# Short problem
Using the listing below, output only the lines from the one that contains "What Chart.js code" through the one that contains "const xTicks = [20,30,40,50,60,70,80];", inclusive, exactly as given and without images.

# Supplied material
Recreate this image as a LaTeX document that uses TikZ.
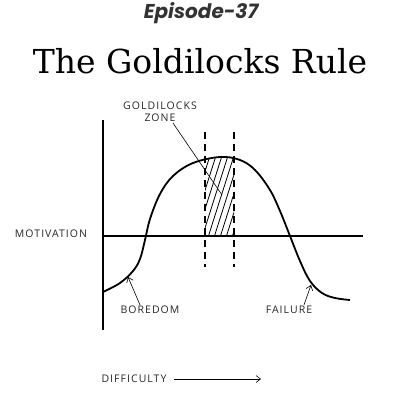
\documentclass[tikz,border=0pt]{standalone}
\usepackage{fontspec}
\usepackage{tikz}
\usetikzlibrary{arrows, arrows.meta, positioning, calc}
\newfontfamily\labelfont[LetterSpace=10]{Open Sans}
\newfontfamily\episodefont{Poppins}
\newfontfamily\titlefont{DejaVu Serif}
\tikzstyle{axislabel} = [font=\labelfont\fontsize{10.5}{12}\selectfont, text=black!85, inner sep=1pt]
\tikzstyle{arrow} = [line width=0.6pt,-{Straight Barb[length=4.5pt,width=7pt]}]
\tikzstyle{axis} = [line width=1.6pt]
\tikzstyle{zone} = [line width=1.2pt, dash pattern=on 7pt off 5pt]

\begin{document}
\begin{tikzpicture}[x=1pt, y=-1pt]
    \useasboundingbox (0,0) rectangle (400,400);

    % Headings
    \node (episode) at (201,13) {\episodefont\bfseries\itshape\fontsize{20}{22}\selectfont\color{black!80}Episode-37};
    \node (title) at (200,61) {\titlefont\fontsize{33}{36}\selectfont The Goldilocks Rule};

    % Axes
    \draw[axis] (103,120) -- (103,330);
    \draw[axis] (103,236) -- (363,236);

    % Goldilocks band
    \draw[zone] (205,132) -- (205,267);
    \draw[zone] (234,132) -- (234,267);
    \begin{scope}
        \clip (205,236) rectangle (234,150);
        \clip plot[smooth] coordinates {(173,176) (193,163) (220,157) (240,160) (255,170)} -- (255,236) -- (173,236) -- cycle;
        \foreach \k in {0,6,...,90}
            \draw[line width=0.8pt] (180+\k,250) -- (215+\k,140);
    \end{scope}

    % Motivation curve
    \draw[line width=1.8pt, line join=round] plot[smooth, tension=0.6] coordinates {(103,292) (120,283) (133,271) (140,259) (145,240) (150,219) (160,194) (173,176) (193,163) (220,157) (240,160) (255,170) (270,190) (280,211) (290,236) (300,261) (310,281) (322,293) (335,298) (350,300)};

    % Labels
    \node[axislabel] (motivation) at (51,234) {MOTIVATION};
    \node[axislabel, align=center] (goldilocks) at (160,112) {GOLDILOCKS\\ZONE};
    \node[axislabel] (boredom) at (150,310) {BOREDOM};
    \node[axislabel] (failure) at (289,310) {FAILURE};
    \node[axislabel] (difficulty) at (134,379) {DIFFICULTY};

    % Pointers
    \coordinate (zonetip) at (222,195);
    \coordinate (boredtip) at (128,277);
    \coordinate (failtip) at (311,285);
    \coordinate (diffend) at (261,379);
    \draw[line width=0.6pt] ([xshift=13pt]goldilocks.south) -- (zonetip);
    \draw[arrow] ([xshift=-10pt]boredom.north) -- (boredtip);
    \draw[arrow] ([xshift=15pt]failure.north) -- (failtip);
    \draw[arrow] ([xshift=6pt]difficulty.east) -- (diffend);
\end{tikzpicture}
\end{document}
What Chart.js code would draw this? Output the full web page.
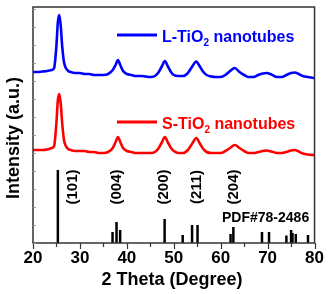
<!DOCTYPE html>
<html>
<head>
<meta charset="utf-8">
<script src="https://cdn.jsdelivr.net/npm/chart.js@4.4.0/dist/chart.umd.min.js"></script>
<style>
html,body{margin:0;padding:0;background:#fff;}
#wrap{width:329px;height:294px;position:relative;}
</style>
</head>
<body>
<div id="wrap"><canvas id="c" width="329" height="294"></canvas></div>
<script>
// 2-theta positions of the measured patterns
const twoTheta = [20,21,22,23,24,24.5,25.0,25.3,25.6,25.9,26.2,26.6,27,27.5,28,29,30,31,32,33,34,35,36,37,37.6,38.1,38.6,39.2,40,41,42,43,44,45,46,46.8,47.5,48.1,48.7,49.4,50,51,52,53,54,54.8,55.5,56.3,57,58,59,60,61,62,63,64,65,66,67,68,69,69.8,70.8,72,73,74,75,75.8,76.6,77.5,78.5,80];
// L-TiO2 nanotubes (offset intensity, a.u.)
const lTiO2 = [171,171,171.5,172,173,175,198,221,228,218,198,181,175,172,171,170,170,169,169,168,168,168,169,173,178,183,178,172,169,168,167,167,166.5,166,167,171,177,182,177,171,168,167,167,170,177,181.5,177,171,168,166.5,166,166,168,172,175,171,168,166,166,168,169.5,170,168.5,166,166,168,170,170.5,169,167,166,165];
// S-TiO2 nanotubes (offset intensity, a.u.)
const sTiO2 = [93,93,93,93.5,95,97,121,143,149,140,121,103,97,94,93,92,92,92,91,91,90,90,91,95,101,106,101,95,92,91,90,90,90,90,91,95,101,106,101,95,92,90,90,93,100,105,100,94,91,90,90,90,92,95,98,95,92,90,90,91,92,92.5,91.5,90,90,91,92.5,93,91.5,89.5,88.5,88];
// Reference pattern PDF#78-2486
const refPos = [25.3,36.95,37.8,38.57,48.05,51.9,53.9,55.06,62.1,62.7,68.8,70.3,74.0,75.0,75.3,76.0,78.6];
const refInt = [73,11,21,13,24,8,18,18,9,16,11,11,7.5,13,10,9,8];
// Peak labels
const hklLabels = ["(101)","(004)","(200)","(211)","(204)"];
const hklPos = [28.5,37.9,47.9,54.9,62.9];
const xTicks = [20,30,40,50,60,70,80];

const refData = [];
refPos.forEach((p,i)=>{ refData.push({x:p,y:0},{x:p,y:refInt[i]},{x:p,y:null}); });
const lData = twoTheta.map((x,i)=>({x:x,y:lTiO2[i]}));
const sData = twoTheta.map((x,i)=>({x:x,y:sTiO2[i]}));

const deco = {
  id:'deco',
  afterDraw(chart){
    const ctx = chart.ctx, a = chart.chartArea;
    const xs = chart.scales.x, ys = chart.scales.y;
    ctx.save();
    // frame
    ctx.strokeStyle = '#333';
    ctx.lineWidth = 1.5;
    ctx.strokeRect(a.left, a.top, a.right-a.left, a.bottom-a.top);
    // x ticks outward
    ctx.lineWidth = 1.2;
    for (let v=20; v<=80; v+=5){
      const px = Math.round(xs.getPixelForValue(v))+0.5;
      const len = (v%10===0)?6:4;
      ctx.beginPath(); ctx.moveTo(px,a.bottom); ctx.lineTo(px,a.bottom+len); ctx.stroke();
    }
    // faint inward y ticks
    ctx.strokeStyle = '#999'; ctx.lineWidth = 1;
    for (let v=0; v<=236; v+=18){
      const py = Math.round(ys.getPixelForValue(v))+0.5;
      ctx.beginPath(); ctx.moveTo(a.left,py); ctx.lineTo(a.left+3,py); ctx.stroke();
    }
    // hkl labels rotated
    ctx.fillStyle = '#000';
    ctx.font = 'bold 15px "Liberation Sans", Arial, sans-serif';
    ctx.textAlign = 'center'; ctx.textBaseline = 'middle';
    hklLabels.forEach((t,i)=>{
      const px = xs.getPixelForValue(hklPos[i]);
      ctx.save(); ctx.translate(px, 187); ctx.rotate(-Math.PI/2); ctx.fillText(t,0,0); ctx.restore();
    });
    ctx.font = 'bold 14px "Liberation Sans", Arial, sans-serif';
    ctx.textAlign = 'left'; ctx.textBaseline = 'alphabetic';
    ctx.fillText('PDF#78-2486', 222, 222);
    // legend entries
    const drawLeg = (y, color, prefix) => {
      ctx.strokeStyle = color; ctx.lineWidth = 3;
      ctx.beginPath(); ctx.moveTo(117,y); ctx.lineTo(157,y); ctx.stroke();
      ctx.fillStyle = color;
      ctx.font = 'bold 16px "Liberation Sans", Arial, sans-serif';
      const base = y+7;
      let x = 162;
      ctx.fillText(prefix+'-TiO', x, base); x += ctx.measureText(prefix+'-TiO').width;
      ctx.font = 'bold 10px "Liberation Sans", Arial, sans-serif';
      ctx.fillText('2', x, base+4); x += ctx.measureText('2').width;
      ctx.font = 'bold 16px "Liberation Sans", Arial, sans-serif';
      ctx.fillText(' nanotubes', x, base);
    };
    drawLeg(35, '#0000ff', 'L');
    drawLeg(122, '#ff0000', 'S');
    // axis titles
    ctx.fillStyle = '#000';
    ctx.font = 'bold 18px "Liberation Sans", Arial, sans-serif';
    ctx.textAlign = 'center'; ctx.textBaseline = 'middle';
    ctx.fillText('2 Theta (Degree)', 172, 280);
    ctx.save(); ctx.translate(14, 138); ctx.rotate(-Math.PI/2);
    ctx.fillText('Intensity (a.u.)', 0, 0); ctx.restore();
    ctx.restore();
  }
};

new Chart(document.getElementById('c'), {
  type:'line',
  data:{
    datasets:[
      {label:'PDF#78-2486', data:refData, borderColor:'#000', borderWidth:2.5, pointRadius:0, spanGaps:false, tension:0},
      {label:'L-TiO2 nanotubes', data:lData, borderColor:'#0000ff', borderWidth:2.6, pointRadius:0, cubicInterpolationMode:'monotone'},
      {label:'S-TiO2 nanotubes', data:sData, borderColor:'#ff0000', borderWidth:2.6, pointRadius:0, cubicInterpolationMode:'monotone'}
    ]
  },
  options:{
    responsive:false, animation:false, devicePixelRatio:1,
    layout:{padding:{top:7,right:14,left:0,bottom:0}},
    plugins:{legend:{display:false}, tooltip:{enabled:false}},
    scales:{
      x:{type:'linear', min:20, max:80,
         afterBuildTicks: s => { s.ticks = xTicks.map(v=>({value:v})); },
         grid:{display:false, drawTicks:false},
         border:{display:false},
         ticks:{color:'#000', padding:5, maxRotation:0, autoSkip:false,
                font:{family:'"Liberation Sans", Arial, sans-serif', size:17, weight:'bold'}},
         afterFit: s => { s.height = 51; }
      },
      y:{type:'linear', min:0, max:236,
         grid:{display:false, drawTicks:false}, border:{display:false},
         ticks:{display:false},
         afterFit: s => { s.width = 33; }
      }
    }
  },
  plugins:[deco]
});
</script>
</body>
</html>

# Final answer
What Chart.js code would draw this? Output the full web page.
<!DOCTYPE html>
<html>
<head>
<meta charset="utf-8">
<script src="https://cdn.jsdelivr.net/npm/chart.js@4.4.0/dist/chart.umd.min.js"></script>
<style>
html,body{margin:0;padding:0;background:#fff;}
#wrap{width:329px;height:294px;position:relative;}
</style>
</head>
<body>
<div id="wrap"><canvas id="c" width="329" height="294"></canvas></div>
<script>
// 2-theta positions of the measured patterns
const twoTheta = [20,21,22,23,24,24.5,25.0,25.3,25.6,25.9,26.2,26.6,27,27.5,28,29,30,31,32,33,34,35,36,37,37.6,38.1,38.6,39.2,40,41,42,43,44,45,46,46.8,47.5,48.1,48.7,49.4,50,51,52,53,54,54.8,55.5,56.3,57,58,59,60,61,62,63,64,65,66,67,68,69,69.8,70.8,72,73,74,75,75.8,76.6,77.5,78.5,80];
// L-TiO2 nanotubes (offset intensity, a.u.)
const lTiO2 = [171,171,171.5,172,173,175,198,221,228,218,198,181,175,172,171,170,170,169,169,168,168,168,169,173,178,183,178,172,169,168,167,167,166.5,166,167,171,177,182,177,171,168,167,167,170,177,181.5,177,171,168,166.5,166,166,168,172,175,171,168,166,166,168,169.5,170,168.5,166,166,168,170,170.5,169,167,166,165];
// S-TiO2 nanotubes (offset intensity, a.u.)
const sTiO2 = [93,93,93,93.5,95,97,121,143,149,140,121,103,97,94,93,92,92,92,91,91,90,90,91,95,101,106,101,95,92,91,90,90,90,90,91,95,101,106,101,95,92,90,90,93,100,105,100,94,91,90,90,90,92,95,98,95,92,90,90,91,92,92.5,91.5,90,90,91,92.5,93,91.5,89.5,88.5,88];
// Reference pattern PDF#78-2486
const refPos = [25.3,36.95,37.8,38.57,48.05,51.9,53.9,55.06,62.1,62.7,68.8,70.3,74.0,75.0,75.3,76.0,78.6];
const refInt = [73,11,21,13,24,8,18,18,9,16,11,11,7.5,13,10,9,8];
// Peak labels
const hklLabels = ["(101)","(004)","(200)","(211)","(204)"];
const hklPos = [28.5,37.9,47.9,54.9,62.9];
const xTicks = [20,30,40,50,60,70,80];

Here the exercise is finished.